Trez drove his female across the Hudson River, to the other side of Caldwell. Havers, the race’s physician, had relocated his treatment facility to a forest over there after the raids, and although Trez hadn’t been to the clinic since it had opened, he did know where it was. And he was able to make good time. The night was clear and very cold, so there was no falling snow to worry about, and the streets and highways had been plowed and salted well.

One good thing about having to deal with a hard winter every twelve months was that the city was very efficient about storm cleanup and road maintenance. They had to be. Businesses had to run. Schools had to teach their students. Hospitals needed to treat their patients.

If everything ground to a halt and stayed that way each time there was some serious accumulation? People in these parts would be indoors from mid-December to March.
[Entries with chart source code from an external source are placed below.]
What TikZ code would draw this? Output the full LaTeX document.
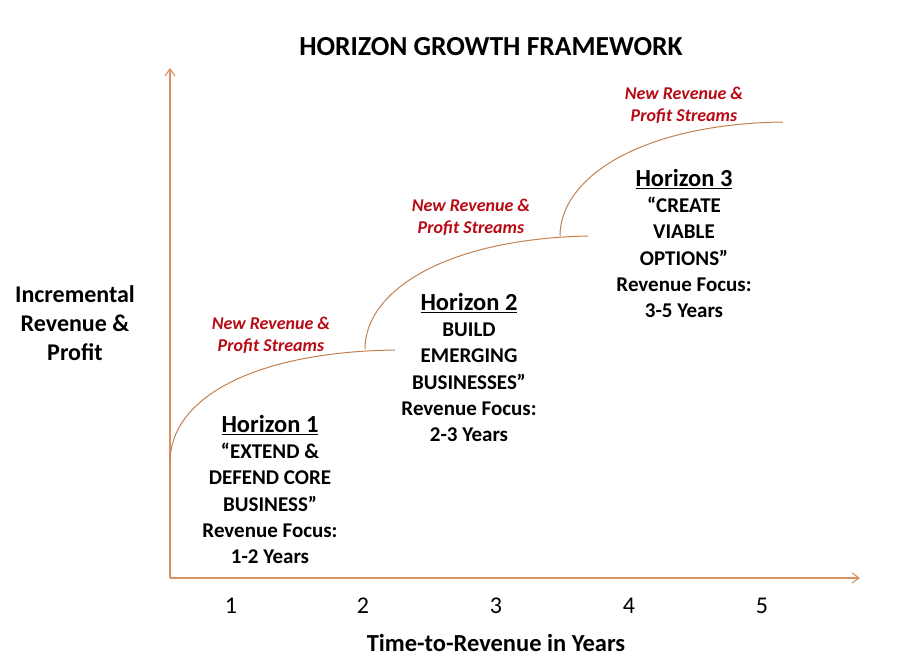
\documentclass[tikz,border=0pt]{standalone}
\usepackage{fontspec}
\setmainfont{Carlito}
\usetikzlibrary{arrows.meta}
\definecolor{axisorange}{RGB}{214,146,98}
\definecolor{curvebrown}{RGB}{196,128,78}
\definecolor{streamred}{RGB}{184,10,20}
\tikzset{
  axisline/.style={axisorange,line width=1.1pt,-{Straight Barb[length=7pt,width=10pt]}},
  growth/.style={curvebrown,line width=1pt},
  horizon/.style={align=center,font=\bfseries\fontsize{21}{26.3}\selectfont,inner sep=0pt},
  stream/.style={align=center,text=streamred,font=\bfseries\itshape\fontsize{18}{22}\selectfont,inner sep=0pt},
  ticklabel/.style={font=\fontsize{24}{26}\selectfont,inner sep=0pt},
}
\begin{document}
\begin{tikzpicture}[x=1pt,y=-1pt]
  \useasboundingbox (0,0) rectangle (898,671);
  % axes
  \coordinate (origin) at (170,578);
  \coordinate (ytop) at (170,68);
  \coordinate (xend) at (860,578);
  \draw[axisline] (origin) -- (ytop);
  \draw[axisline] (origin) -- (xend);
  % growth curves
  \coordinate (c1s) at (170,462);
  \coordinate (c1e) at (395,350);
  \coordinate (c2s) at (365,349);
  \coordinate (c2e) at (588,236);
  \coordinate (c3s) at (560,236);
  \coordinate (c3e) at (783,122);
  \draw[growth] (c1s) .. controls (170,400) and (250,352) .. (c1e);
  \draw[growth] (c2s) .. controls (365,291) and (445,239) .. (c2e);
  \draw[growth] (c3s) .. controls (560,178) and (640,124) .. (c3e);
  % texts
  \node[font=\bfseries\fontsize{27.5}{30}\selectfont,inner sep=0pt] (title) at (491,47) {HORIZON GROWTH FRAMEWORK};
  \node[horizon,font=\bfseries\fontsize{24}{29}\selectfont] (ylabel) at (75,323) {Incremental\\Revenue \&\\Profit};
  \node[horizon,anchor=north] (h1) at (270,415) {{\fontsize{24.5}{26.3}\selectfont\underline{Horizon 1}}\\``EXTEND \&\\DEFEND CORE\\BUSINESS''\\Revenue Focus:\\1-2 Years};
  \node[horizon,anchor=north] (h2) at (469,293) {{\fontsize{24.5}{26.3}\selectfont\underline{Horizon 2}}\\BUILD\\EMERGING\\BUSINESSES''\\Revenue Focus:\\2-3 Years};
  \node[horizon,anchor=north] (h3) at (684,169) {{\fontsize{24.5}{26.3}\selectfont\underline{Horizon 3}}\\``CREATE\\VIABLE\\OPTIONS''\\Revenue Focus:\\3-5 Years};
  \node[stream] (s1) at (271,335) {New Revenue \&\\Profit Streams};
  \node[stream] (s2) at (471,217) {New Revenue \&\\Profit Streams};
  \node[stream] (s3) at (684,105) {New Revenue \&\\Profit Streams};
  \foreach \n/\x in {1/231,2/363,3/496,4/629,5/762}
    \node[ticklabel] (tick\n) at (\x,606) {\n};
  \node[font=\bfseries\fontsize{24.5}{26}\selectfont,inner sep=0pt] (xlabel) at (496,643) {Time-to-Revenue in Years};
\end{tikzpicture}
\end{document}
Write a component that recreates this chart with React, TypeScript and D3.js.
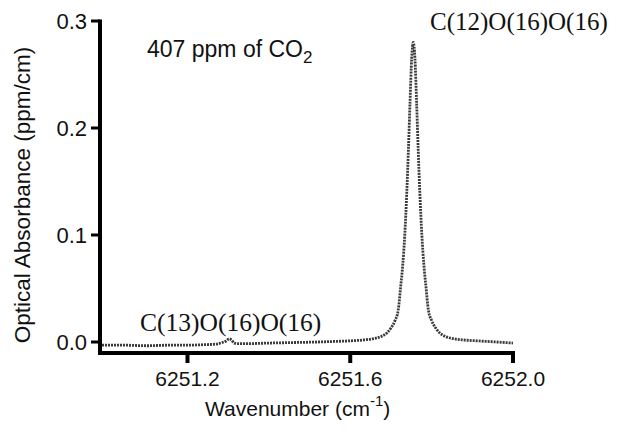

He glanced across the BMW’s cockpit. His female was staring out the window, but he doubted she was seeing anything. She was also unable to sit still, twitching in the seat, tapping her foot, moving around the safety belt that crossed her chest.

Refocusing on the road, he wanted to go back to having a conversation about the weather with himself. But maybe he could mix it up and think about sports. The club.

Particle-fucking-physics.

What he absolutely did not want to think about was the fact that his female was going to Havers’s to deal with a family emergency.

A family emergency. As in… a group of people who, although she evidently was not related to them by blood, nonetheless counted as such as the result of her having been raised by and with them.

There was no reconciling this with her being Selena. Nope. And the fact that he couldn’t shoehorn this fact pattern into the construct of her reincarnation was shining a really fucking bright light on the number of things he had wedged and bent and twisted into vacancies in the puzzle.

And what do you know. There were more forced pieces than ones that fit—and he found himself desperately grasping at the story he had constructed for himself. For them. It was impossible to ignore the sense that it was all about to be blown to shit, and the only thing he could think of was how much he wished she hadn’t lost her purse in the chaos the night before last. If she’d just kept it with her, she would have had Rhage’s tip money. And that burner phone.

So they wouldn’t be doing this right now.

Instead, they would be driving to get her stuff at the rooming house, and then, while she got settled at the nice little Cape Cod, he would go to the club and shuffle some papers. In a couple of hours, he would come home to her and they would cook those steaks and watch a movie. And do other stuff in the dark.